Task statement
Retype every line from the start of the entries below down to the line with "0.1845, 0.1115, 0.0410]", both ends included; skip the pictures.

Data lines
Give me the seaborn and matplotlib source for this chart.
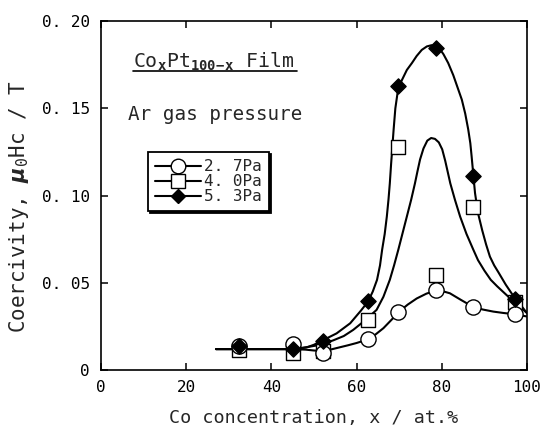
import matplotlib
matplotlib.use("Agg")
import matplotlib.pyplot as plt
import seaborn as sns
from matplotlib.lines import Line2D

# Measured coercivity of CoxPt(100-x) films
conc = [32.5, 45.0, 52.0, 62.7, 69.8, 78.6, 87.3, 97.2]
hc_27 = [0.0135, 0.0148, 0.0100, 0.0176, 0.0335, 0.0456, 0.0364, 0.0320]
hc_40 = [0.0115, 0.0100, 0.0110, 0.0287, 0.1280, 0.0546, 0.0935, 0.0390]
hc_53 = [0.0140, 0.0122, 0.0167, 0.0395, 0.1630, 0.1845, 0.1115, 0.0410]

# Hand-drawn guide curves (x, y) for each pressure
fit_x_27 = [27, 45, 48, 50, 52.2, 54, 56, 58, 60, 62.7, 64.5, 66.3, 68.2, 70, 72, 74.1, 76.4, 78.6,
            80.2, 81.9, 84.5, 87.2, 89.6, 92.1, 94.5, 97.0, 100]
fit_y_27 = [0.012, 0.012, 0.0117, 0.0112, 0.0110, 0.0118, 0.013, 0.0142, 0.0155, 0.0176, 0.0205, 0.024,
            0.0288, 0.0335, 0.0375, 0.041, 0.0438, 0.0455, 0.0452, 0.044, 0.0402, 0.0364, 0.0347,
            0.0335, 0.0327, 0.0320, 0.0307]

fit_x_40 = [27, 45, 48, 51.4, 54.5, 57, 59.2, 62, 64.7, 66.3, 67.8, 68.8, 69.8, 70.8, 71.8, 72.8, 73.7,
            74.3, 74.9, 75.7, 76.6, 77.5, 78.4, 79.3, 80.1, 80.8, 81.4, 82.0, 83.1, 84.3, 85.8, 87.4,
            88.5, 90.0, 91.5, 93.0, 95.2, 97.0, 100]
fit_y_40 = [0.012, 0.012, 0.013, 0.0144, 0.017, 0.0195, 0.023, 0.0285, 0.0345, 0.042, 0.0517, 0.060,
            0.069, 0.0785, 0.088, 0.0975, 0.107, 0.114, 0.1207, 0.127, 0.1315, 0.1330, 0.1325, 0.1305,
            0.1265, 0.120, 0.1135, 0.107, 0.0975, 0.088, 0.078, 0.069, 0.063, 0.057, 0.0517, 0.048,
            0.043, 0.039, 0.0327]

fit_x_53 = [27, 45, 47, 48.3, 50, 52.2, 55.3, 58.5, 61, 62.7, 63.8, 64.8, 65.5, 66.0, 66.6, 67.1, 67.5,
            67.8, 68.1, 68.4, 68.7, 69.1, 69.8, 70.8, 71.8, 73.0, 74.1, 75.3, 76.5, 77.6, 78.6, 79.6,
            80.4, 81.5, 82.7, 83.7, 84.7, 85.5, 86.2, 86.7, 87.0, 87.4, 87.8, 88.5, 89.5, 90.4, 91.3,
            92.3, 93.3, 95.0, 97.2, 98.6, 100]
fit_y_53 = [0.012, 0.012, 0.0125, 0.013, 0.0145, 0.0172, 0.021, 0.0268, 0.034, 0.0393, 0.045, 0.0517,
            0.060, 0.069, 0.078, 0.088, 0.098, 0.107, 0.118, 0.128, 0.138, 0.150, 0.162, 0.167, 0.172,
            0.176, 0.180, 0.1835, 0.1855, 0.1862, 0.1855, 0.1838, 0.181, 0.176, 0.169, 0.162, 0.155,
            0.147, 0.138, 0.130, 0.1226, 0.112, 0.1015, 0.090, 0.080, 0.072, 0.065, 0.060, 0.056,
            0.049, 0.041, 0.037, 0.0326]

x_ticks = [0, 20, 40, 60, 80, 100]
x_tick_labels = ["0", "20", "40", "60", "80", "100"]
y_ticks = [0, 0.05, 0.10, 0.15, 0.20]
y_tick_labels = ["0", "0. 05", "0. 10", "0. 15", "0. 20"]
series_labels = ["2. 7Pa", "4. 0Pa", "5. 3Pa"]

sns.set_theme(style="ticks")
plt.rcParams["font.family"] = ["DejaVu Sans Mono", "DejaVu Sans"]
plt.rcParams["mathtext.fontset"] = "custom"
plt.rcParams["mathtext.rm"] = "DejaVu Sans Mono"
plt.rcParams["mathtext.it"] = "DejaVu Sans:italic:bold"
plt.rcParams["mathtext.bf"] = "DejaVu Sans Mono:bold"

fig = plt.figure(figsize=(5.42, 4.40), dpi=100)
ax = fig.add_axes([0.1863, 0.159, 0.786, 0.793])

for fx, fy in [(fit_x_27, fit_y_27), (fit_x_40, fit_y_40), (fit_x_53, fit_y_53)]:
    sns.lineplot(x=fx, y=fy, sort=False, estimator=None, color="black", lw=1.5, ax=ax, zorder=2)

sns.scatterplot(x=conc, y=hc_40, marker="s", s=105, facecolor="white", edgecolor="black",
                linewidth=1.0, ax=ax, zorder=3)
sns.scatterplot(x=conc, y=hc_27, marker="o", s=120, facecolor="white", edgecolor="black",
                linewidth=1.0, ax=ax, zorder=4)
sns.scatterplot(x=conc, y=hc_53, marker="D", s=60, facecolor="black", edgecolor="black",
                linewidth=1.0, ax=ax, zorder=5)

ax.set_xlim(0, 100)
ax.set_ylim(0, 0.2)
ax.set_xticks(x_ticks)
ax.set_xticklabels(x_tick_labels)
ax.set_yticks(y_ticks)
ax.set_yticklabels(y_tick_labels)
ax.tick_params(direction="in", length=5, width=1.1, top=True, right=True, labelsize=11.5,
               colors="black")
ax.tick_params(axis="x", pad=7)
ax.tick_params(axis="y", pad=8)
for sp in ax.spines.values():
    sp.set_linewidth(1.2)
    sp.set_color("black")

ax.set_xlabel("Co concentration, x / at.%", fontsize=13.2)
ax.xaxis.set_label_coords(0.50, -0.112)
ax.set_ylabel(r"Coercivity, $\mu_{\rm 0}$Hc / T", fontsize=15)
ax.yaxis.set_label_coords(-0.165, 0.467)

ax.text(0.075, 0.882, r"Co$_{\bf x}$Pt$_{\bf 100\!-\!x}$ Film", transform=ax.transAxes,
        fontsize=14.3, va="center", ha="left")
ax.plot([0.075, 0.46], [0.857, 0.857], transform=ax.transAxes, color="black", lw=1.2)
ax.text(0.063, 0.731, "Ar gas pressure", transform=ax.transAxes, fontsize=13.9,
        va="center", ha="left")

handles = [
    Line2D([], [], color="black", lw=1.5, marker="o", markersize=10.5,
           markerfacecolor="white", markeredgecolor="black"),
    Line2D([], [], color="black", lw=1.5, marker="s", markersize=10,
           markerfacecolor="white", markeredgecolor="black"),
    Line2D([], [], color="black", lw=1.5, marker="D", markersize=7.5,
           markerfacecolor="black", markeredgecolor="black"),
]
leg = ax.legend(handles, series_labels, loc="upper left", bbox_to_anchor=(0.110, 0.625),
                borderaxespad=0, fontsize=11.5, handlelength=2.9, handletextpad=0.15,
                labelspacing=0.0, borderpad=0.45, frameon=True, fancybox=False,
                shadow={"color": "black", "alpha": 1.0, "ox": 1.5, "oy": -1.5})
leg.get_frame().set_edgecolor("black")
leg.get_frame().set_linewidth(1.3)
leg.get_frame().set_facecolor("white")

fig.savefig("out.png", dpi=100)
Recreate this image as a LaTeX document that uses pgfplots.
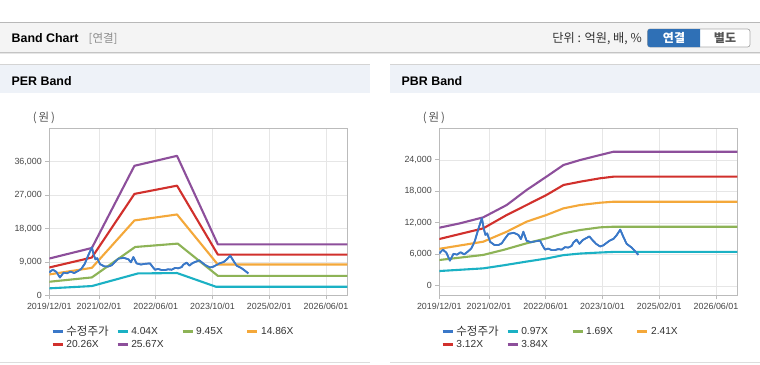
\documentclass[border=0pt]{standalone}
\usepackage{pgfplots}
\usepackage{pgfplotstable}
\pgfplotsset{compat=1.18}
\usepackage{fontspec}
\setmainfont{Liberation Sans}
\newfontfamily\kr{Noto Sans CJK KR}
\definecolor{cblue}{HTML}{3A78C8}
\definecolor{ccyan}{HTML}{1BB1C4}
\definecolor{cgreen}{HTML}{8DB356}
\definecolor{corange}{HTML}{F4A83A}
\definecolor{cred}{HTML}{D1302C}
\definecolor{cpurple}{HTML}{8D4F9B}
\definecolor{gridc}{HTML}{E6E6E6}
\definecolor{axc}{HTML}{BBBBBB}
\definecolor{txt}{HTML}{333333}
\definecolor{barbg}{HTML}{F4F4F4}
\definecolor{panbg}{HTML}{EEF2F8}
\definecolor{btnblue}{HTML}{2F70B6}
\definecolor{lnA}{HTML}{B8B8B8}
\definecolor{lnB}{HTML}{C4C4C4}
\definecolor{lnC}{HTML}{E6E6E6}
\definecolor{lnD}{HTML}{D4D4D4}
\definecolor{lnE}{HTML}{DDDDDD}
\definecolor{g8c}{HTML}{8C8C8C}
\definecolor{g55}{HTML}{555555}
\definecolor{gAA}{HTML}{AAAAAA}

\pgfplotstableread{
m v
0 6200
1 6900
2 6300
3 4800
4 6100
5 5950
6 6400
7 6000
8 6500
9 7100
10 8500
11 10800
12 12900
12.5 11000
13 9700
13.5 10000
14.3 8400
15.5 7800
16.6 7750
17.6 8100
18.5 9000
19.5 9900
21 10100
22.3 9700
23 8900
23.7 10300
24.6 8600
25.8 8300
27.2 8500
28.4 8600
29 7800
29.8 6900
30.7 7100
31.7 6800
32.6 6800
33.5 7000
34.5 6900
35.4 7350
36.4 7300
37.3 7600
37.8 8250
38.7 8800
39.5 8000
40.4 8700
41.3 9050
42.3 9400
43.2 8700
44.2 8000
45.3 7500
46.2 7700
47 8100
48 8600
49.1 8950
50 9650
51 10700
51.9 9300
52.8 8000
54.2 7300
55.2 6600
56.1 5900
}\price

\pgfplotsset{
  bandax/.style={
    scale only axis, width=298pt, height=167pt,
    anchor=south west,
    xmin=0, xmax=84,
    xtick={0,14,30,46,62,78},
    xticklabels={2019/12/01,2021/02/01,2022/06/01,2023/10/01,2025/02/01,2026/06/01},
    xtick pos=bottom, ytick pos=left,
    tick align=outside, major tick length=4pt,
    major tick style={draw=axc, line width=0.8pt},
    axis line style={draw=axc, line width=0.8pt},
    grid=major, major grid style={draw=gridc, line width=0.6pt},
    ticklabel style={font=\fontsize{8.9}{10}\selectfont, text=txt!90},
    /pgf/number format/assume math mode=true,
    /pgf/number format/.cd, 1000 sep={,}, /pgfplots/.cd,
    scaled y ticks=false,
    legend cell align=left,
    legend columns=4,
    legend style={draw=none, fill=none, at={(0,0)}, anchor=north west,
      xshift=2pt, yshift=-29.5pt, font=\fontsize{10.2}{11}\selectfont, text=txt,
      inner sep=0pt, row sep=1.2pt,
      nodes={inner sep=1pt, inner xsep=2.5pt, text width=47.5pt, align=left},
      /tikz/every even column/.append style={column sep=0pt}},
    legend image code/.code={\draw[line width=2.4pt] (0pt,0pt) -- (10pt,0pt);},
    every axis plot/.append style={line width=2.1pt, mark=none, line join=round},
  }
}

\begin{document}
\begin{tikzpicture}[x=1pt,y=1pt]
\path[use as bounding box] (0,0) rectangle (760,-364);
\fill[white] (0,0) rectangle (760,-364);
% top header bar
\fill[barbg] (0,-22.3) rectangle (760,-52);
\draw[lnA, line width=0.8pt] (0,-22.3) -- (760,-22.3);
\draw[lnB, line width=1pt] (0,-52.3) -- (760,-52.3);
\draw[lnC, line width=1pt] (0,-53.5) -- (760,-53.5);
\node[anchor=west, inner sep=0pt, font=\bfseries\fontsize{12.4}{14}\selectfont, text=black] at (11.5,-38.3) {Band Chart};
\node[anchor=west, inner sep=0pt, font=\kr\fontsize{11.5}{13}\selectfont, text=g8c] at (88.5,-38.3) {[연결]};
\node[anchor=east, inner sep=0pt, font=\kr\fontsize{12.2}{14}\selectfont, text=txt] at (642,-38.6) {단위 : 억원, 배, \%};
% buttons
\draw[gAA, fill=white, rounded corners=2.5pt, line width=0.7pt] (647.5,-29) rectangle (750,-47);
\begin{scope}
\clip (646,-26) rectangle (700,-50);
\fill[btnblue, rounded corners=2.5pt] (647.5,-29) rectangle (712,-47);
\end{scope}
\node[font=\kr\bfseries\fontsize{12}{14}\selectfont, text=white, inner sep=0pt] at (674,-38.3) {연결};
\node[font=\kr\bfseries\fontsize{12}{14}\selectfont, text=g55, inner sep=0pt] at (725,-38.3) {별도};
% panel headers
\fill[panbg] (0,-64) rectangle (370,-92.7);
\draw[lnD, line width=0.8pt] (0,-64) -- (370,-64);
\fill[panbg] (390,-64) rectangle (760,-92.7);
\draw[lnD, line width=0.8pt] (390,-64) -- (760,-64);
\node[anchor=west, inner sep=0pt, font=\bfseries\fontsize{12.4}{14}\selectfont, text=black] at (11.5,-80.7) {PER Band};
\node[anchor=west, inner sep=0pt, font=\bfseries\fontsize{12.4}{14}\selectfont, text=black] at (401.5,-80.7) {PBR Band};
\draw[lnE, line width=1pt] (0,-362.5) -- (370,-362.5);
\draw[lnE, line width=1pt] (390,-362.5) -- (760,-362.5);
% unit labels
\node[font=\kr\fontsize{11.5}{13}\selectfont, text=g55, inner sep=0pt] at (44,-118) {(\,원\,)};
\node[font=\kr\fontsize{11.5}{13}\selectfont, text=g55, inner sep=0pt] at (434,-118) {(\,원\,)};

% PER band
\begin{axis}[bandax, at={(49.3pt,-295.3pt)},
  ymin=0, ymax=45000, ytick={0,9000,18000,27000,36000}]
\addplot[cblue, line width=1.7pt] table[x=m,y=v] {\price};
\addlegendentry{{\kr\fontsize{11.5}{11}\selectfont 수정주가}}
\addplot[ccyan] coordinates {(0,1875) (12,2490) (25,5890) (36,6000) (47,2300) (84,2300)};
\addlegendentry{4.04X}
\addplot[cgreen] coordinates {(0,3650) (12,4820) (24.2,13020) (36.2,13930) (47.5,5250) (84,5250)};
\addlegendentry{9.45X}
\addplot[corange] coordinates {(0,5625) (12,7400) (24,20170) (36,21780) (47.5,8300) (84,8300)};
\addlegendentry{14.86X}
\addplot[cred] coordinates {(0,7500) (12,10180) (24,27320) (36,29540) (47.5,10980) (84,10980)};
\addlegendentry{20.26X}
\addplot[cpurple] coordinates {(0,9910) (12,12750) (24,34900) (36,37580) (47.5,13740) (84,13740)};
\addlegendentry{25.67X}
\addplot[cblue, line width=1.7pt, forget plot] table[x=m,y=v] {\price};
\end{axis}

% PBR band
\begin{axis}[bandax, at={(439.3pt,-295.3pt)},
  ymin=-1800, ymax=30000, ytick={0,6000,12000,18000,24000}]
\addplot[cblue, line width=1.7pt] table[x=m,y=v] {\price};
\addlegendentry{{\kr\fontsize{11.5}{11}\selectfont 수정주가}}
\addplot[ccyan] coordinates {(0,2820) (12.4,3330) (18,3900) (24.6,4620) (30.2,5200) (35,5850) (39.7,6150) (45.3,6350) (49.1,6460) (84,6460)};
\addlegendentry{0.97X}
\addplot[cgreen] coordinates {(0,4920) (12.4,5890) (18,6830) (24.6,8100) (30.2,9050) (35,10000) (39.7,10630) (45.3,11140) (49.1,11260) (84,11260)};
\addlegendentry{1.69X}
\addplot[corange] coordinates {(0,7050) (12.4,8410) (19,10310) (24.6,12220) (30.2,13490) (35,14760) (39.7,15390) (45.3,15830) (49.1,16020) (84,16020)};
\addlegendentry{2.41X}
\addplot[cred] coordinates {(0,8920) (12.4,10950) (19,13490) (24.6,15390) (30.2,17300) (35,19200) (39.7,19830) (45.3,20480) (49.1,20790) (84,20790)};
\addlegendentry{3.12X}
\addplot[cpurple] coordinates {(0,11070) (5.8,11900) (12.4,13050) (19,15390) (24.6,18250) (30.2,20790) (35,23010) (39.7,23960) (45.3,24910) (49.1,25540) (84,25540)};
\addlegendentry{3.84X}
\addplot[cblue, line width=1.7pt, forget plot] table[x=m,y=v] {\price};
\end{axis}
\end{tikzpicture}
\end{document}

Full solution
Give me the seaborn and matplotlib source for this chart.
import matplotlib
matplotlib.use("Agg")
import matplotlib.pyplot as plt
import seaborn as sns
from matplotlib.lines import Line2D

# Measured coercivity of CoxPt(100-x) films
conc = [32.5, 45.0, 52.0, 62.7, 69.8, 78.6, 87.3, 97.2]
hc_27 = [0.0135, 0.0148, 0.0100, 0.0176, 0.0335, 0.0456, 0.0364, 0.0320]
hc_40 = [0.0115, 0.0100, 0.0110, 0.0287, 0.1280, 0.0546, 0.0935, 0.0390]
hc_53 = [0.0140, 0.0122, 0.0167, 0.0395, 0.1630, 0.1845, 0.1115, 0.0410]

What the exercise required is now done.